Immigration detention hit the news over the weekend with the announcement that Harriet Harman, chair of the joint committee on human rights, has cross-party agreement to address the issue of immigration detention exceeding 28 days. Immigration detention is not uncommon; figures from the Home Office show that in 2017 10,331 people were detained for more than 28 days. Some of these periods of detention are extremely long, lasting months or even years. The majority of those detained under immigration powers (7,015, about 70%) had not been convicted of a criminal offence in the UK, so why were they locked up at all?
Immigration detention can happen to virtually anyone with an immigration case, but there is clear Home Office guidance concerning when it will be suitable to detain someone:
Detention is most usually appropriate:
- to establish a person’s identity or basis of claim;
- to effect removal; or
- where there is reason to believe that the person will fail to comply with any conditions attached to a grant of immigration bail.

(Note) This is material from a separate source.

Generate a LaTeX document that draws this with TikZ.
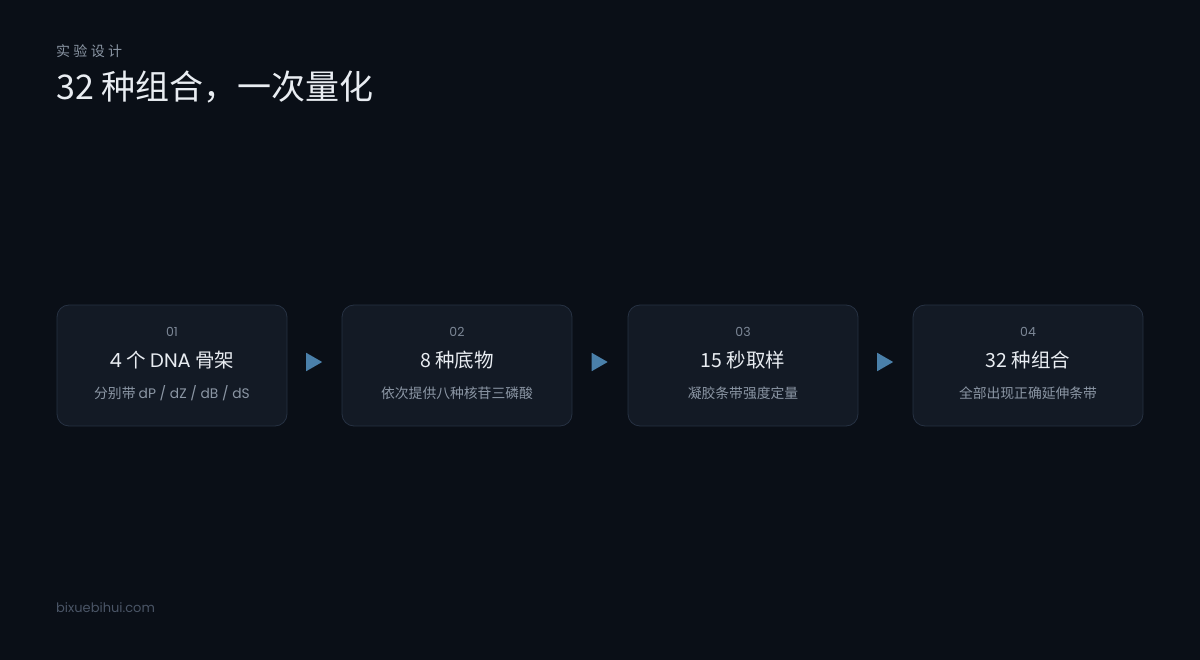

The Home Office’s detention powers can be far-reaching. Earlier this month there were reports of a British citizen baby being lawfully detained with his mother, because the Home Office had not yet established whether the child was truly British. Detention can be used as a tool to control anyone perceived to be a threat to the immigration system, but there are widespread concerns that it is being used in a disproportionate way. Conservative MP David Davis, backing a Labour amendment to the current Immigration and Social Security Bill before Parliament aimed at limiting immigration detention to 28 days, said:
“The Home Secretary makes a good case for the importance of a firm but fair immigration policy, but does he accept that when we implement such a policy, it also has to be civilised? With that in mind, does he intend to do anything about the national shame of the 10,000 migrants in holding centres in this country?”
Once in detention, there are a limited number of ways to secure release. The first – as in the case of the baby mentioned above – is to persuade the Home Office that detention is not suitable, and release on immigration bail should be authorised, usually subject to residence, reporting and in some cases electronic tagging restrictions. This might be because an individual can assert a strong claim to remain in the UK, or because the person’s removal might not be possible (eg, they might be ill and unfit to fly in the short-term).
Although there is a general presumption in favour of release on immigration bail, there is no guarantee that an individual who applies for bail will be granted it. Any person detained under qualifying immigration provisions is eligible to be granted immigration bail by the Secretary of State, but bail is often refused where an individual has a poor immigration history or a criminal record. This is significant, because the proposed cap on the duration of immigration detention does not (for now) include foreign national offenders (FNOs). FNOs can be detained under immigration powers at the end of their criminal sentences, with the individual regularly kept in prison as opposed to being transferred to a specialist immigration detention facility. As a result of these practices, people can effectively have months added to the duration of their sentence without any involvement of the criminal courts.
Where the Home Office turns down a request for bail, the next step is to seek bail from an independent Tribunal Judge. Such applications must be carefully planned; under current provisions, if refused bail by the Tribunal, an individual cannot reapply to a judge for a 28-day period (absent a significant change of circumstances). A poorly prepared bail application can therefore condemn an individual to at least another month’s detention.
The issue of immigration detention is an emotive one. The perception is that those being detained must have broken the rules in some way, and so will be deserving of their fate. but this is not always the case. In 2018 there were multiple reports of the detention of individuals caught up in the Windrush scandal; in the worst cases those people were forcibly removed from the UK, despite having a legitimate claim to remain here. Immigration detention is therefore something which must be taken seriously, and there have to be checks and balances in the system to ensure that detention is managed in a fair and safe way. The proposed cap on detention under immigration powers is a welcome start, but we hope to see a time when immigration detention is not used at all.